Why $\lim\limits_{n\to\infty}\Big\{\frac{|X_n-a|}{1+|X_n-a|}\Big\}=0$?

Question

Consider the following theorem regarding convergence in distribution

THEOREM 1: Let $(X_n)_{n\geq1}$, $X$ be $\mathbb{R}^d$-valued random variables. Then $X_n$ converges to $X$ in distribution if and only if $\lim\limits_{n\to\infty}E\{f(X_n)\}=E\{f(X)\}$ for all continuous, bounded functions $f$ on $\mathbb{R}^d$.

Then consider the following theorem and its proof

THEOREM 2 Let $(X_n)_{n\geq1}$, $X$ be defined on a given fixed probability space $(\Omega\text{, }\mathcal{A}\text{, }\mathbb{P})$. If $X_n$ converges to $X$ in distribution, and if $X$ is a r.v. a.s. equal to a constant, then $X_n$ converges to $X$ in probability as well.

PROOF: Suppose that $X$ is a.s. equal to a constant $a$ (that is $\mathbb{P}(X=a)=1)$. The function $f(x)=\frac{|x-a|}{1+|x-a|}$ is bounded and continous. Therefore, $\lim\limits_{n\to\infty}E\Big\{\frac{|X_n-a|}{1+|X_n-a|}\Big\}=0$, hence $X_n$ converges to $a$ in probability by a result assuring that.

I have a doubt about the proof.
In particular, since $X_n$ converges to $X$ in distribution, given THEOREM 2, $\lim\limits_{n\to\infty}E\Big\{\frac{|X_n-a|}{1+|X_n-a|}\Big\}=E\Big\{\lim\limits_{n\to\infty}\Big\{\frac{|X_n-a|}{1+|X_n-a|}\Big\}\Big\}$. At this point, since in the proof it is directly stated that "$\lim\limits_{n\to\infty}E\Big\{\frac{|X_n-a|}{1+|X_n-a|}\Big\}=0$", I guess it holds that $\lim\limits_{n\to\infty}\Big\{\frac{|X_n-a|}{1+|X_n-a|}\Big\}=0$, but I cannot figure out why this is true.
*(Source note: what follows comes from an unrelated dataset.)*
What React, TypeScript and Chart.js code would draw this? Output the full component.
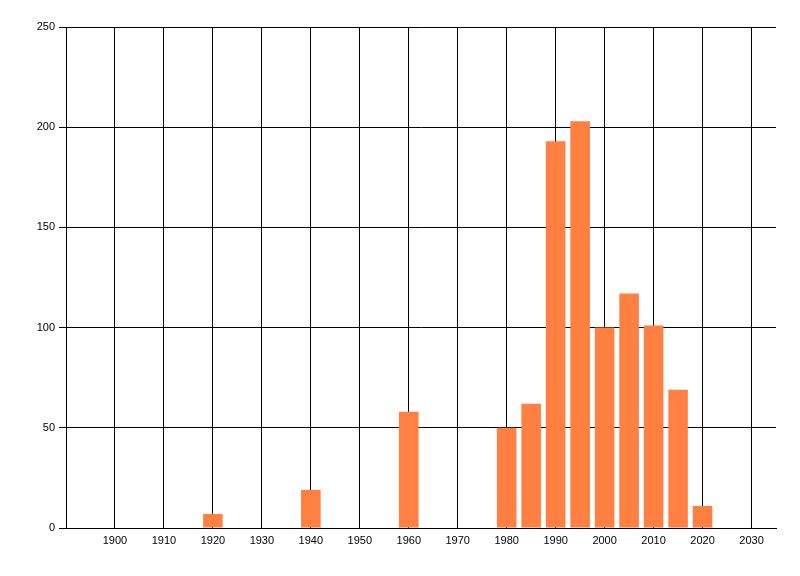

So, the question is: how can I show that $$\lim\limits_{n\to\infty}\Bigg\{\frac{|X_n-a|}{1+|X_n-a|}\Bigg\}=0$$?

Answer 1

We have $X_n \stackrel{d}\to a$ (convergence in distribution). Thus $$\lim_n\mathbb{E}(f(X_n)) = \mathbb{E}(f(a))= f(a)$$ for every bounded continuous function $f$.

With your choice of $f$, the result immediately follows.

The following result/definition was used:

$$X_n \stackrel{d}\to X$$ $$\iff$$ $$\mathbb{P}_{X_n} \stackrel{w}\to \mathbb{P}_X$$ $$\iff$$ $$\int fd\mathbb{P}_{X_n }= \int f(X_n) d \mathbb{P}=\mathbb{E}(f(X_n))\to \mathbb{E}(f(X)) = \int f(X) d \mathbb{P} = \int f d\mathbb{P}_X$$ for all $f \in C_b$.

Your claim that $$\lim_n \frac{|X_n-a|}{1+|X_n-a|}=0$$ need not be true.